Situated in Tanzania’s Manyara Region, just southeast of Lake Manyara National Park, Tarangire is just over 100km from the city of Arusha. This makes it easily accessible for travellers en route to the Serengeti National Park and Ngorongoro Conservation Area, situated further west. The national park extends over 2,850km2 (280,500 hectares), but the land available to wildlife is expanded by Game Controlled Areas, conservancies, and the Tarangire Conservation Area. Here, people and wildlife exist side-by-side. Several luxury lodges operate in these concessions on the park’s fringes, allowing their guests to experience both the park and the increased freedom away from its confines – by offering night drives, for example.
From the Tarangire River in the north, rolling hills give way to vast swamps. These soak up the rain like sponges and maintain a tinge of green, even during the dry season. Away from the watery marshlands, the landscape is dotted with granitic ridges, red-earth termite mounds and sparse whistling thorn (Vachellia drepanolobium) woodlands. Throughout, bulbous baobabs (Adansonia digitata) impose themselves upon the backdrop, dwarfing even the enormous herds of elephants that forage around them.
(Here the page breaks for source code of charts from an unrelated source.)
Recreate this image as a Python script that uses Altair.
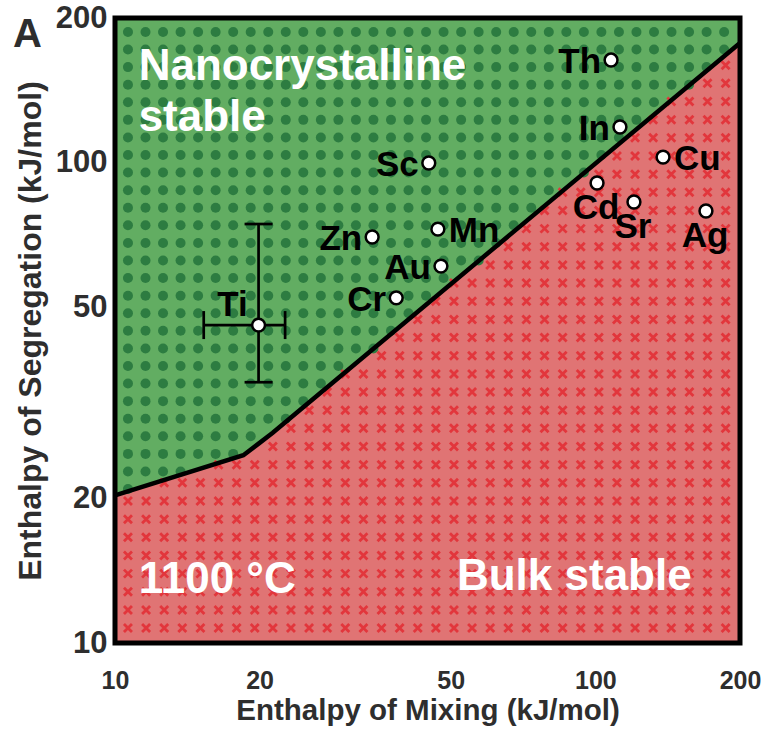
import altair as alt
import numpy as np
import pandas as pd

# Solute elements with their enthalpies (kJ/mol)
ELEMENTS = ["Th", "In", "Cu", "Cd", "Sr", "Ag", "Sc", "Mn", "Zn", "Au", "Cr", "Ti"]
H_MIX = [107.8, 112.5, 138.3, 100.8, 120.3, 169.9, 45.0, 47.0, 34.3, 47.7, 38.5, 19.9]
H_SEG = [163.5, 118.6, 102.7, 90.7, 82.8, 79.3, 99.8, 72.7, 70.0, 60.9, 52.3, 45.9]

# Uncertainty range for Ti
TI_MIX_RANGE = [15.3, 22.6]
TI_SEG_RANGE = [34.9, 74.5]

# Stability boundary at 1100 °C
BOUNDARY_MIX = [10.0, 18.5, 20.0, 21.3, 24.3, 200.0]
BOUNDARY_SEG = [20.3, 24.6, 26.1, 27.4, 30.6, 177.5]

DOMAIN = [10, 200]
TICKS = [10, 20, 50, 100, 200]

FONT = "Liberation Sans"
GREEN_BG = "#62ad62"
GREEN_DOT = "#2d7c41"
RED_BG = "#e07474"
RED_X = "#e2363c"
TEXT_DARK = "#2e2e2e"

W = H = 625
SCALE = alt.Scale(type="log", domain=DOMAIN, nice=False)

boundary = pd.DataFrame({"mix": BOUNDARY_MIX, "seg": BOUNDARY_SEG})
frame = pd.DataFrame({"mix": [DOMAIN[0]], "mix2": [DOMAIN[1]],
                      "seg": [DOMAIN[0]], "seg2": [DOMAIN[1]]})
points = pd.DataFrame({"element": ELEMENTS, "mix": H_MIX, "seg": H_SEG})


def above_boundary(mix, seg):
    edge = np.interp(np.log10(mix), np.log10(BOUNDARY_MIX), np.log10(BOUNDARY_SEG))
    return np.log10(seg) > edge


# Texture grids (log-spaced, in decades of the axis domain)
lo = np.log10(DOMAIN[0])
hi = np.log10(DOMAIN[1])
dot_x = 10 ** (lo + 0.027 + 0.0365 * np.arange(35))
dot_y = 10 ** (hi - 0.029 - 0.0366 * np.arange(35))
gx, gy = np.meshgrid(dot_x, dot_y)
dots = pd.DataFrame({"mix": gx.ravel(), "seg": gy.ravel()})
dots = dots[above_boundary(dots.mix.values, dots.seg.values)]

cross_x = 10 ** (lo + 0.027 + 0.0377 * np.arange(34))
cross_y = 10 ** (lo + 0.031 + 0.0378 * np.arange(33))
cx, cy = np.meshgrid(cross_x, cross_y)
crosses = pd.DataFrame({"mix": cx.ravel(), "seg": cy.ravel()})
crosses = crosses[~above_boundary(crosses.mix.values, crosses.seg.values)]

x_axis = alt.Axis(values=TICKS, title="Enthalpy of Mixing (kJ/mol)", domain=False,
                  ticks=False, grid=False, labelFlush=False, labelOverlap=False)
y_axis = alt.Axis(values=TICKS, title="Enthalpy of Segregation (kJ/mol)", domain=False,
                  ticks=False, grid=False, labelFlush=False, labelOverlap=False,
                  titleY=H / 2)


def xs(field="mix"):
    return alt.X(f"{field}:Q", scale=SCALE, axis=x_axis)


def ys(field="seg"):
    return alt.Y(f"{field}:Q", scale=SCALE, axis=y_axis)


green = alt.Chart(frame).mark_rect(color=GREEN_BG).encode(
    x=xs(), x2="mix2:Q", y=ys(), y2="seg2:Q")

red = alt.Chart(boundary).mark_area(color=RED_BG, opacity=1).encode(
    x=xs(), y=ys(), y2=alt.datum(DOMAIN[0]))

dot_layer = alt.Chart(dots).mark_circle(color=GREEN_DOT, size=100, opacity=1).encode(
    x=xs(), y=ys())

cross_layer = alt.Chart(crosses).mark_point(
    shape="M-1,-1L1,1M-1,1L1,-1", size=64, strokeWidth=2.8, color=RED_X,
    filled=False, opacity=1).encode(x=xs(), y=ys())

line = alt.Chart(boundary).mark_line(color="black", strokeWidth=4.5).encode(
    x=xs(), y=ys())

border = alt.Chart(frame).mark_rect(filled=False, stroke="black", strokeWidth=5).encode(
    x=xs(), x2="mix2:Q", y=ys(), y2="seg2:Q")

ti_idx = ELEMENTS.index("Ti")
ti_h = pd.DataFrame({"mix": [TI_MIX_RANGE[0]], "mix2": [TI_MIX_RANGE[1]],
                     "seg": [H_SEG[ti_idx]]})
ti_v = pd.DataFrame({"mix": [H_MIX[ti_idx]], "seg": [TI_SEG_RANGE[0]],
                     "seg2": [TI_SEG_RANGE[1]]})
ti_xcaps = pd.DataFrame({"mix": TI_MIX_RANGE, "seg": [H_SEG[ti_idx]] * 2})
ti_ycaps = pd.DataFrame({"mix": [H_MIX[ti_idx]] * 2, "seg": TI_SEG_RANGE})

err_h = alt.Chart(ti_h).mark_rule(color="black", strokeWidth=2.7).encode(
    x=xs(), x2="mix2:Q", y=ys())
err_v = alt.Chart(ti_v).mark_rule(color="black", strokeWidth=2.7).encode(
    x=xs(), y=ys(), y2="seg2:Q")
cap_x = alt.Chart(ti_xcaps).mark_tick(orient="vertical", size=28, thickness=2.7,
                                      color="black", opacity=1).encode(x=xs(), y=ys())
cap_y = alt.Chart(ti_ycaps).mark_tick(orient="horizontal", size=28, thickness=2.7,
                                      color="black", opacity=1).encode(x=xs(), y=ys())

dots_pts = alt.Chart(points).mark_point(
    shape="circle", size=165, filled=True, fill="white", stroke="black",
    strokeWidth=2.5, opacity=1).encode(x=xs(), y=ys())

# Which side of its marker each element name sits on
LABEL_SIDE = {"Th": "left", "In": "left", "Sc": "left", "Zn": "left", "Au": "left",
              "Cr": "left", "Cu": "right", "Mn": "right", "Cd": "below",
              "Sr": "below", "Ag": "below", "Ti": "upper_left"}
SIDE_STYLE = {
    "left": dict(align="right", dx=-10, dy=2),
    "right": dict(align="left", dx=11, dy=2),
    "below": dict(align="center", dx=-1, dy=25),
    "upper_left": dict(align="center", dx=-26, dy=-20),
}
points["side"] = points.element.map(LABEL_SIDE)

label_layers = []
for side, style in SIDE_STYLE.items():
    label_layers.append(
        alt.Chart(points[points.side == side]).mark_text(
            baseline="middle", font=FONT, fontSize=35, fontWeight="bold",
            color="black", **style).encode(x=xs(), y=ys(), text="element:N"))

# Region annotations
regions = pd.DataFrame({
    "text": ["Nanocrystalline\nstable", "1100 °C", "Bulk stable"],
    "mix": [11.2, 11.2, 51.5],
    "seg": [148.6, 12.7, 12.9],
})
region_text = alt.Chart(regions).mark_text(
    align="left", baseline="alphabetic", font=FONT, fontSize=44, fontWeight="bold",
    color="white", lineBreak="\n", lineHeight=51).encode(
    x=xs(), y=ys(), text="text:N")

# Panel letter in the top-left corner
panel_letter = alt.Chart(pd.DataFrame({"panel": ["A"]})).mark_text(
    align="left", baseline="alphabetic", font=FONT, fontSize=40, fontWeight="bold",
    color=TEXT_DARK).encode(x=alt.value(-102), y=alt.value(29), text="panel:N")

chart = alt.layer(
    green, red, dot_layer, cross_layer, line, border,
    err_h, err_v, cap_x, cap_y, dots_pts, *label_layers, region_text, panel_letter,
).properties(
    width=W, height=H,
    autosize=alt.AutoSizeParams(type="none"),
    padding={"left": 115, "top": 18, "right": 25, "bottom": 87},
).configure_view(
    stroke=None
).configure_axis(
    labelFont=FONT, labelFontWeight="bold", labelColor=TEXT_DARK,
    titleFont=FONT, titleFontWeight="bold", titleColor=TEXT_DARK,
).configure_axisX(
    labelFontSize=25, labelPadding=25, titleFontSize=29.5, titlePadding=3,
).configure_axisY(
    labelFontSize=31, labelPadding=8, titleFontSize=32, titlePadding=8,
)

chart.save("out.html", embed_options={"renderer": "svg", "actions": False})
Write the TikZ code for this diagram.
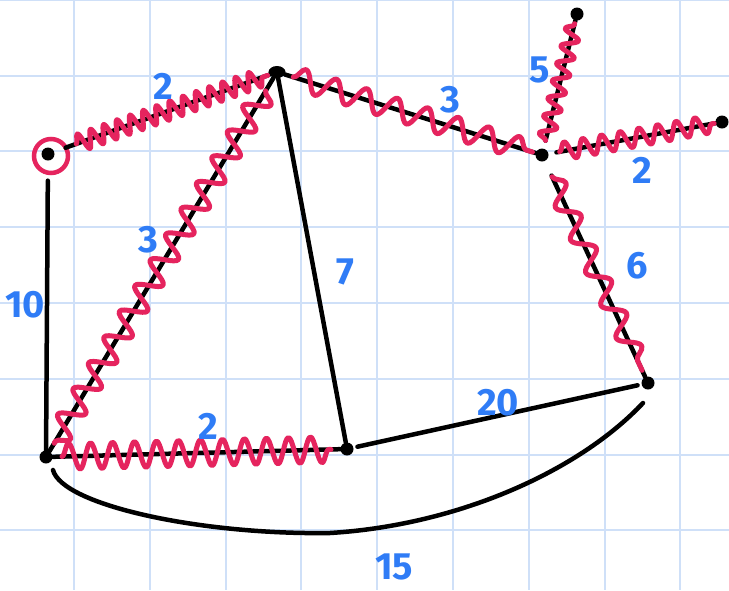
\documentclass[tikz,border=0pt]{standalone}
\usepackage{fontspec}
\setmainfont{Fira Sans}
\usetikzlibrary{decorations.pathmorphing,calc,shapes.geometric}
\definecolor{gridc}{HTML}{CFE0F8}
\definecolor{zred}{HTML}{E5245E}
\definecolor{lblue}{HTML}{2F7CF6}
\begin{document}
\begin{tikzpicture}[x=1pt,y=-1pt,
  gridline/.style={gridc,line width=2pt},
  dot/.style={circle,fill=black,inner sep=0pt,minimum size=13pt},
  edge/.style={black,line width=4.5pt,line cap=round},
  zz/.style={zred,line width=5pt,line cap=round,line join=round,
    decorate,decoration={snake,amplitude=#1}},
  zz/.default=8pt,
  lbl/.style={text=lblue,font=\fontsize{38}{38}\selectfont\bfseries,inner sep=0pt}]
\useasboundingbox (0,0) rectangle (729,590);
\fill[white] (0,0) rectangle (729,590);
\foreach \i in {0,...,8} \draw[gridline] ({74+75.8*\i},0) -- ++(0,590);
\foreach \j in {0,...,7} \draw[gridline] (0,{-0.3+75.8*\j}) -- ++(729,0);

% nodes
\node[dot] (A) at (48,154) {};
\node[draw=zred,circle,line width=4.5pt,minimum size=34pt,inner sep=0pt] (Ar) at (51,156) {};
\node[ellipse,fill=black,inner sep=0pt,minimum width=17pt,minimum height=12pt] (B) at (277,72) {};
\node[dot] (C) at (542,155) {};
\node[dot] (D) at (577,14) {};
\node[dot] (E) at (722,122) {};
\node[dot] (F) at (648,383) {};
\node[dot] (G) at (46,457) {};
\node[dot] (H) at (347,449) {};

% black edges
\draw[edge,shorten <=20pt] (A) -- (G);
\draw[edge,shorten <=12pt] (A) -- (B);
\draw[edge] (B) -- (C);
\draw[edge] (B) -- (G);
\draw[edge] (B) -- (H);
\draw[edge,shorten <=8pt] (C) -- (D);
\draw[edge,shorten <=8pt] (C) -- (E);
\draw[edge,shorten <=16pt] (C) -- (F);
\draw[edge] (G) -- (H);
\draw[edge,shorten <=4pt,shorten >=4pt] (H) -- (F);
\draw[edge] ($(G)+(7,13)$) .. controls (62,505) and (200,535) .. (330,533)
  .. controls (460,525) and (580,470) .. ($(F)+(-5,20)$);

% red zigzags
\draw[zz=9pt,decoration={segment length=14pt}] ($(A)!30pt!(B)$) -- ($(B)!10pt!(A)$);
\draw[zz=11pt,decoration={segment length=32pt}] ($(B)!17pt!(C)$) -- ($(C)!10pt!(B)$);
\draw[zz=12pt,decoration={segment length=30pt}] ($(B)!22pt!(G)$) -- ($(G)!16pt!(B)$);
\draw[zz=8pt,decoration={segment length=18pt}] ($(C)!15pt!(D)$) -- ($(D)!10pt!(C)$);
\draw[zz=9pt,decoration={segment length=19pt}] ($(C)!18pt!(E)$) -- ($(E)!8pt!(C)$);
\draw[zz=10pt,decoration={segment length=36pt}] ($(C)!24pt!(F)$) -- ($(F)!14pt!(C)$);
\draw[zz=13pt,decoration={segment length=22pt}] ($(G)!16pt!(H)$) -- ($(H)!16pt!(G)$);

% labels
\node[lbl] (l1) at (163,86) {2};
\node[lbl] (l2) at (450,100) {3};
\node[lbl] (l3) at (148,240) {3};
\node[lbl] (l4) at (345,272) {7};
\node[lbl] (l5) at (25,305) {10};
\node[lbl] (l6) at (540,70) {5};
\node[lbl] (l7) at (642,170) {2};
\node[lbl] (l8) at (637,266) {6};
\node[lbl] (l9) at (208,426) {2};
\node[lbl] (l10) at (498,403) {20};
\node[lbl] (l11) at (394,567) {15};
\end{tikzpicture}
\end{document}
Life in the northern section of the park (in terms of lodges, campsites, and wildlife) revolves around the sinuous bends of the Tarangire River. This geographical feature plays a pivotal role in Tarangire’s most remarkable natural phenomenon – the Tarangire migration. Though not involving the same wildlife numbers as the famous Great Migration, Tarangire’s migration is arguably equally sensational given its strict seasonality and the exceptional variety and densities of wildlife.
The park is part of an enormous ecosystem that includes Lake Manyara, the Maasai Steppe, and the area from Lake Natron to Mount Kilimanjaro. Every year during the dry season, the Tarangire River becomes one of the only available sources of water, and tens of thousands of animals are drawn to its banks and floodplains from miles in every direction. These include several species of antelope, buffalo, giraffe and zebra. Elephants also arrive in their hundreds, and Tarangire is believed to have one of the largest elephant populations in Tanzania.